Sirius Minerals, which is hoping to open the York Potash project at Sneaton, near Whitby, will submit revised proposals for planning permission this autumn.

Chairman Russell Scrimshaw said: “In recent years we have made exceptional progress towards our goals and also experienced some real highs and lows along that journey. It is said that ‘what doesn’t break you makes you stronger’ and despite the disappointment of the delays to the mine planning application for the York Potash Project in 2013, we are emerging with an even stronger planning case and environmental statement as well as with further strengthening of our business and project plans.”

The company ended March with £48.4m of cash in the bank following a £43m fundraising earlier that month.​ ​

Its pre-tax loss narrowed to £10.1m in the year to March 31, from a loss of £14.6m.

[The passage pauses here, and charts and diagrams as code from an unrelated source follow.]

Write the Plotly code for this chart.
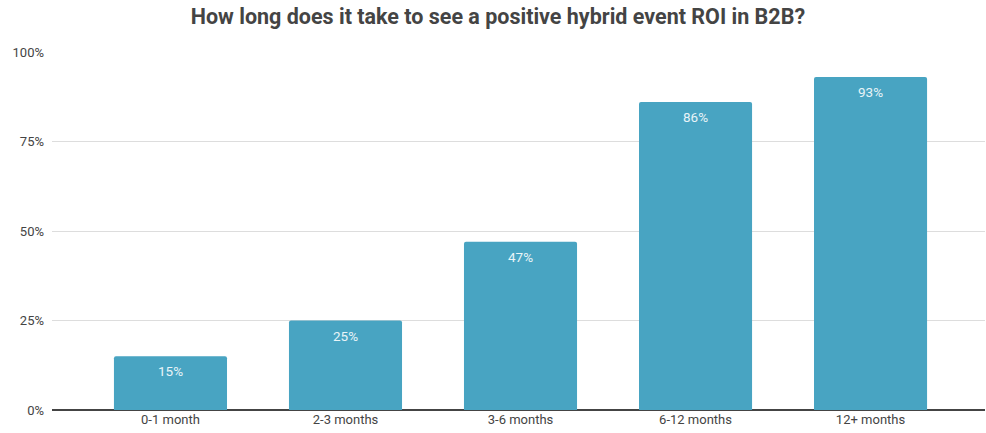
import plotly.graph_objects as go

categories = ["0-1 month", "2-3 months", "3-6 months", "6-12 months", "12+ months"]
values = [15, 25, 47, 86, 93]
labels = ["15%", "25%", "47%", "86%", "93%"]
tick_vals = [0, 25, 50, 75, 100]
tick_text = ["0%", "25%", "50%", "75%", "100%"]

fig = go.Figure(go.Bar(
    x=categories, y=values,
    marker=dict(color="#48a4c2", line=dict(width=0), cornerradius=2),
    width=0.646,
    hoverinfo="x+y",
))
for c, v, t in zip(categories, values, labels):
    fig.add_annotation(x=c, y=v, text=t, showarrow=False, yanchor="top", yshift=-5,
                       font=dict(family="Roboto", size=13.5, color="#e9f4f8"))

fig.update_layout(
    width=986, height=433,
    margin=dict(l=52, r=1, t=52, b=23),
    paper_bgcolor="white", plot_bgcolor="white",
    title=dict(text="<b>How long does it take to see a positive hybrid event ROI in B2B?</b>",
               x=0.505, xanchor="center", y=0.962, yanchor="middle",
               font=dict(family="Roboto", size=21.5, color="#444444")),
    font=dict(family="Roboto", size=13, color="#444444"),
    showlegend=False,
    xaxis=dict(range=[-0.677, 4.654], showgrid=False, ticks="", showline=False,
               tickfont=dict(size=13, color="#444444")),
    yaxis=dict(range=[0, 100], tickvals=tick_vals, ticktext=tick_text,
               showgrid=True, gridcolor="#dddddd", gridwidth=1,
               zeroline=True, zerolinecolor="#444444", zerolinewidth=1.5,
               ticks="", ticklabelstandoff=7, tickfont=dict(size=13, color="#444444")),
)
# remove the page's default 8px body margin so the figure fills the window exactly
fig.write_html("out.html",
               config={"displayModeBar": False},
               post_script="document.body.style.margin='0';document.body.style.overflow='hidden';")
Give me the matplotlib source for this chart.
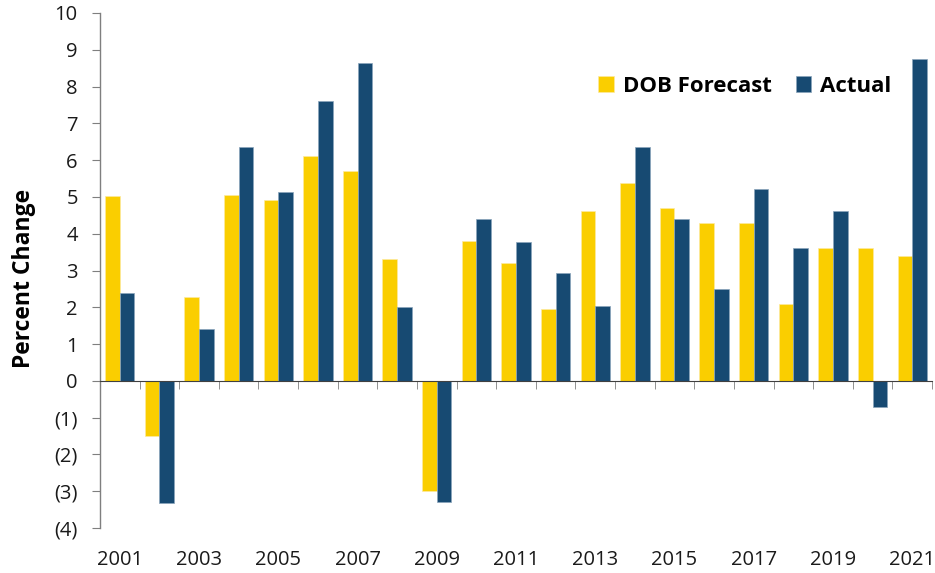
import matplotlib
matplotlib.use("Agg")
import matplotlib.pyplot as plt
from matplotlib.ticker import FuncFormatter, MultipleLocator
import numpy as np

years = list(range(2001, 2022))
forecast = [5.03, -1.5, 2.29, 5.05, 4.92, 6.1, 5.7, 3.3, -3.0, 3.8, 3.2,
            1.94, 4.61, 5.38, 4.7, 4.29, 4.29, 2.09, 3.6, 3.6, 3.4]
actual = [2.38, -3.32, 1.4, 6.37, 5.13, 7.61, 8.64, 2.0, -3.3, 4.4, 3.78,
          2.93, 2.03, 6.35, 4.4, 2.49, 5.21, 3.6, 4.61, -0.71, 8.76]
year_labels = [str(y) if (y - 2001) % 2 == 0 else "" for y in years]

yellow = "#FACE00"
navy = "#174A72"
grey = "#7f7f7f"

plt.rcParams["font.family"] = ["Open Sans", "DejaVu Sans"]

fig = plt.figure(figsize=(9.35, 5.73), dpi=100)
ax = fig.add_axes([100 / 935, 1 - 528 / 573, 832 / 935, 515 / 573])

x = np.arange(len(years))
w = 0.37
ax.bar(x - w / 2, forecast, w, color=yellow, label="DOB Forecast",
       edgecolor="#fdeaa0", linewidth=0.5)
ax.bar(x + w / 2, actual, w, color=navy, label="Actual",
       edgecolor="#8aa4bb", linewidth=0.5)

ax.set_xlim(-0.5, len(years) - 0.5)
ax.set_ylim(-4, 10)

ax.spines["top"].set_visible(False)
ax.spines["right"].set_visible(False)
ax.spines["bottom"].set_position(("data", 0))
ax.spines["bottom"].set_color("#404040")
ax.spines["left"].set_color(grey)
ax.spines["left"].set_linewidth(1.0)

ax.yaxis.set_major_locator(MultipleLocator(1))
ax.yaxis.set_major_formatter(
    FuncFormatter(lambda v, p: f"({abs(int(v))})" if v < 0 else f"{int(v)}"))
ax.tick_params(axis="y", direction="out", length=6, color=grey,
               labelsize=14.5, pad=10, labelcolor="#1a1a1a")

ax.set_xticks(x)
ax.set_xticklabels(year_labels)
ax.set_xticks(np.arange(len(years) + 1) - 0.5, minor=True)
ax.tick_params(axis="x", which="major", length=0, labelsize=14.5, pad=122,
               labelcolor="#1a1a1a")
ax.tick_params(axis="x", which="minor", length=6, color=grey, direction="out")

ax.set_ylabel("Percent Change", fontsize=16.5, fontweight="bold")
ax.yaxis.set_label_coords(-0.077, 0.485)

ax.legend(loc="center left", bbox_to_anchor=(0.588, 0.858), ncol=2,
          frameon=False, prop={"weight": "bold", "size": 16},
          handlelength=0.7, handleheight=0.7, handletextpad=0.4,
          columnspacing=1.1, borderaxespad=0)

fig.savefig("out.png", dpi=100)
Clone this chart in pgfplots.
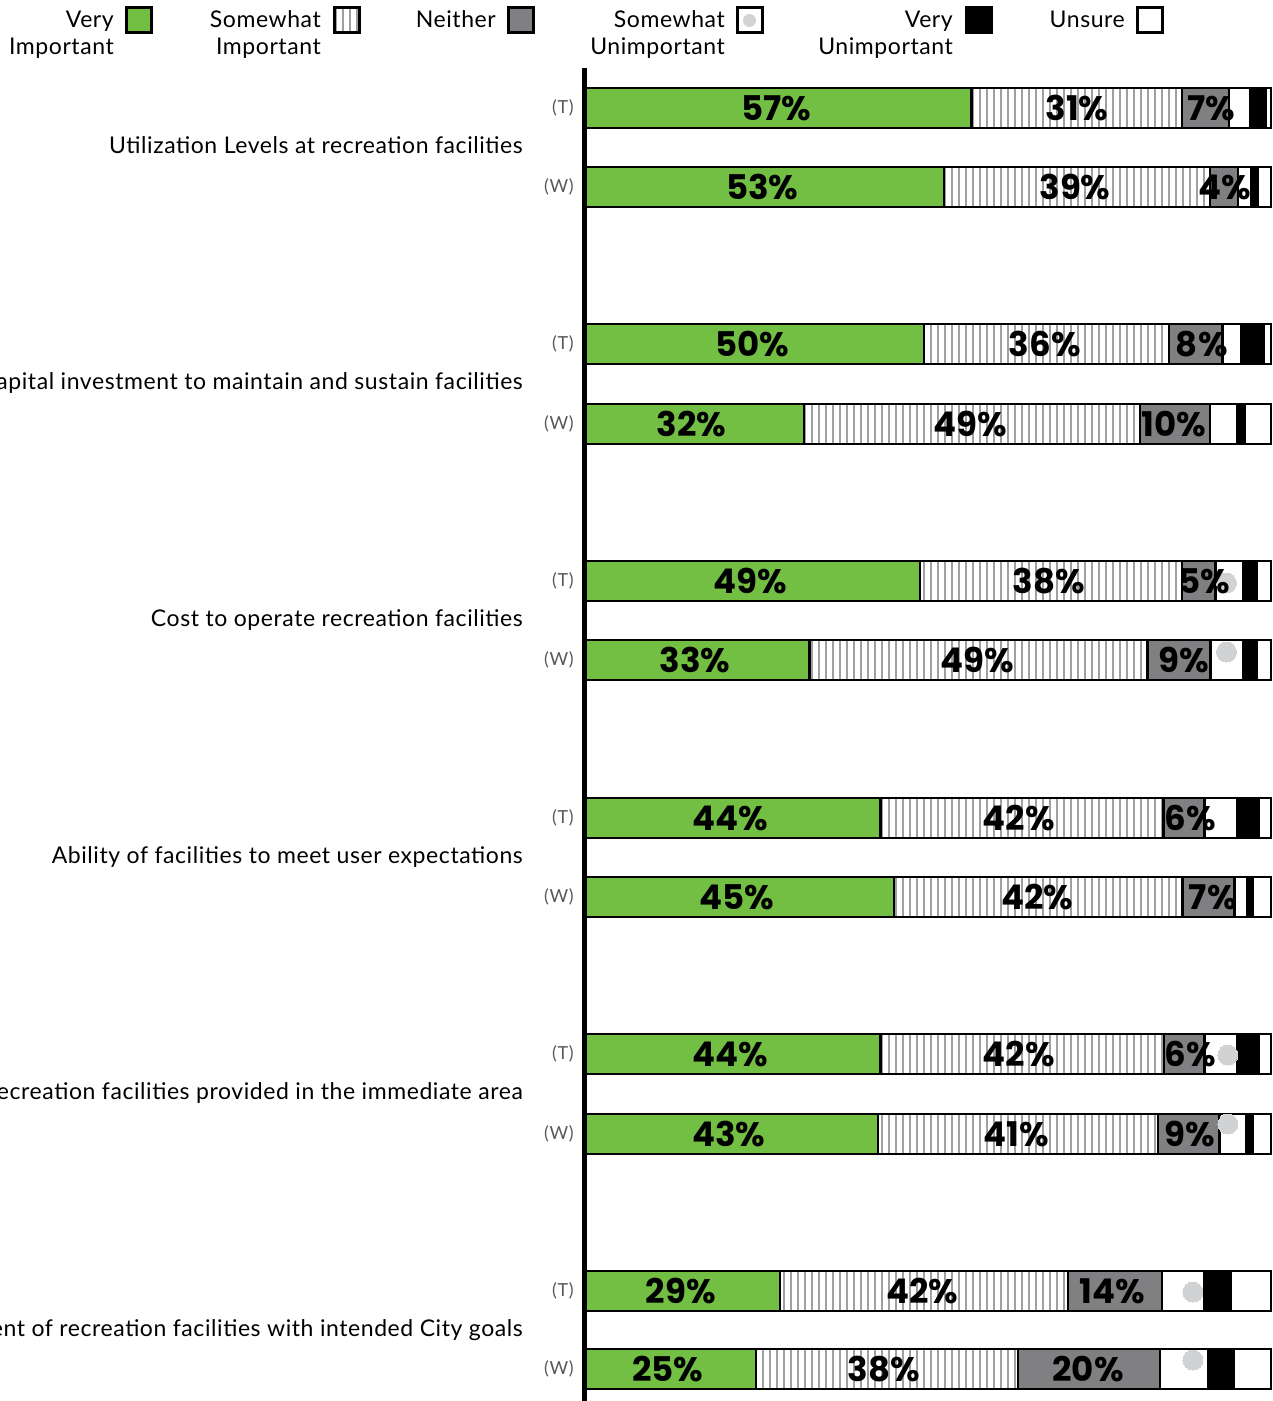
\documentclass[border=0pt]{standalone}
\usepackage{pgfplots}
\usepackage{pgfplotstable}
\pgfplotsset{compat=1.18}
\usetikzlibrary{patterns.meta}
\usepackage{fontspec}
\setmainfont{Lato}[LetterSpace=2.5]
\newfontfamily\numfont{Poppins}
\newfontfamily\twfont{Lato}[LetterSpace=4]
\definecolor{vgreen}{HTML}{72BF44}
\definecolor{neith}{HTML}{808083}
\definecolor{hatchgray}{HTML}{A0A0A0}
\definecolor{dotgray}{HTML}{D1D2D4}

\pgfplotstableread{
y    vi   si   ne   su  vu  un
108  56.3 30.7 6.9  3.1 2.3 0.7
187  52.3 38.8 4.1  1.9 1.0 1.9
344  49.4 35.7 7.8  2.7 3.4 1.0
424  31.9 49.0 10.2 3.9 1.1 3.9
581  48.8 38.2 4.9  4.1 1.9 2.1
660  32.7 49.3 9.2  4.8 1.9 2.1
818  43.0 41.3 6.0  4.7 3.2 1.8
897  45.0 42.1 7.6  1.8 0.8 2.7
1054 43.0 41.4 5.9  4.7 3.2 1.8
1134 42.7 40.8 9.0  3.9 0.9 2.7
1291 28.4 42.0 13.7 6.1 3.9 5.9
1369 24.9 38.2 20.7 7.1 3.7 5.4
}\bars

\pgfplotstableread{
x    y    lab
27.8 108  57
71.7 108  31
91.3 108  7
25.8 187  53
71.4 187  39
93.3 187  4
24.3 344  50
67.0 344  36
89.9 344  8
15.5 424  32
56.1 424  49
85.8 424  10
24.0 581  49
67.6 581  38
90.3 581  5
16.0 660  33
57.1 660  49
87.3 660  9
21.1 818  44
63.2 818  42
88.2 818  6
22.1 897  45
65.9 897  42
91.5 897  7
21.1 1054 44
63.2 1054 42
88.2 1054 6
20.9 1134 43
62.8 1134 41
88.2 1134 9
13.9 1291 29
49.1 1291 42
76.8 1291 14
12.0 1369 25
43.5 1369 38
73.3 1369 20
}\labs

\begin{document}
\begin{tikzpicture}
\pgfplotsset{base/.style={at={(0pt,0pt)}, anchor=south west, scale only axis,
  width=1273pt, height=1401pt, xmin=-85.41, xmax=100.29, ymin=0, ymax=1401,
  y dir=reverse, hide axis, clip=false}}
\begin{axis}[base, xbar stacked, bar width=40]
\addplot[fill=vgreen, draw=black, line width=2.5pt] table[x=vi,y=y]{\bars};
\addplot[draw=black, line width=2.5pt, pattern={Lines[angle=90,distance=7pt,line width=1.3pt]}, pattern color=hatchgray] table[x=si,y=y]{\bars};
\addplot[fill=neith, draw=black, line width=2.5pt] table[x=ne,y=y]{\bars};
\addplot[fill=white, draw=black, line width=2.5pt] table[x=su,y=y]{\bars};
\addplot[fill=black, draw=black, line width=2.5pt] table[x=vu,y=y]{\bars};
\addplot[fill=white, draw=black, line width=2.5pt] table[x=un,y=y]{\bars};
\end{axis}
\begin{axis}[base]
\addplot[only marks, color=dotgray, mark=*, mark size=10pt, mark options={fill=dotgray, draw=dotgray, line width=0pt}] coordinates {
(93.5,583) (93.5,652) (93.7,1055) (93.7,1124) (88.6,1292) (88.6,1360)};
\addplot[only marks, mark=none, point meta=explicit symbolic,
  nodes near coords={\pgfplotspointmeta\%}, nodes near coords align={center},
  every node near coord/.append style={font=\numfont\bfseries\fontsize{34}{34}\selectfont, text=black, inner sep=0pt, anchor=center}]
  table[x=x,y=y,meta=lab]{\labs};
\end{axis}

\begin{scope}[x=1pt,y=-1pt,shift={(0pt,1401pt)}]
\draw[line width=5pt] (584.5,68) -- (584.5,1401);
\tikzset{lab/.style={anchor=base east, inner sep=0pt, font=\fontsize{23}{27}\selectfont},
  tw/.style={anchor=east, inner sep=0pt, text=black!65, font=\twfont\fontsize{18}{20}\selectfont},
  lb/.style={line width=3pt}}
\node[lab] at (523,154) {Utilization Levels at recreation facilities};
\node[lab] at (523,390) {Capital investment to maintain and sustain facilities};
\node[lab] at (523,627) {Cost to operate recreation facilities};
\node[lab] at (523,864) {Ability of facilities to meet user expectations};
\node[lab] at (523,1100) {Types of recreation facilities provided in the immediate area};
\node[lab] at (523,1337) {Alignment of recreation facilities with intended City goals};
\foreach \t/\w in {108/187, 344/424, 581/660, 818/897, 1054/1134, 1291/1369}{
  \node[tw] at (574,\t) {(T)};
  \node[tw] at (574,\w) {(W)};
}
% legend
\node[lab] at (114,28) {Very};
\node[lab] at (114,55) {Important};
\draw[lb, fill=vgreen] (126,8) rectangle (151,33);
\node[lab] at (321,28) {Somewhat};
\node[lab] at (321,55) {Important};
\draw[lb, pattern={Lines[angle=90,distance=7pt,line width=1.3pt]}, pattern color=hatchgray] (334,8) rectangle (359,33);
\node[lab] at (496,28) {Neither};
\draw[lb, fill=neith] (508,8) rectangle (533,33);
\node[lab] at (725,28) {Somewhat};
\node[lab] at (725,55) {Unimportant};
\draw[lb, fill=white] (737,8) rectangle (762,33);
\fill[dotgray] (749.5,20.5) circle (6.5pt);
\node[lab] at (953,28) {Very};
\node[lab] at (953,55) {Unimportant};
\draw[lb, fill=black] (966,8) rectangle (991,33);
\node[lab] at (1125,28) {Unsure};
\draw[lb, fill=white] (1137,8) rectangle (1162,33);
\end{scope}
\pgfresetboundingbox
\path[use as bounding box] (0pt,0pt) rectangle (1273pt,1401pt);
\end{tikzpicture}
\end{document}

Mr Scrimshaw said the past year will be remembered for the signing of a major, long-term take-or-pay contract with a Fortune 500 US based agri-business.

“Such a commitment at this stage of a project’s development has been hitherto largely unheard of in our industry,” he said.

Analyst Paul Smith, at WH Ireland, said: “Sirius has signed nearly 5Mt of offtake and sales agreements with a variety of global companies, demonstrating there is a market for the polyhalite to be produced by Sirius.”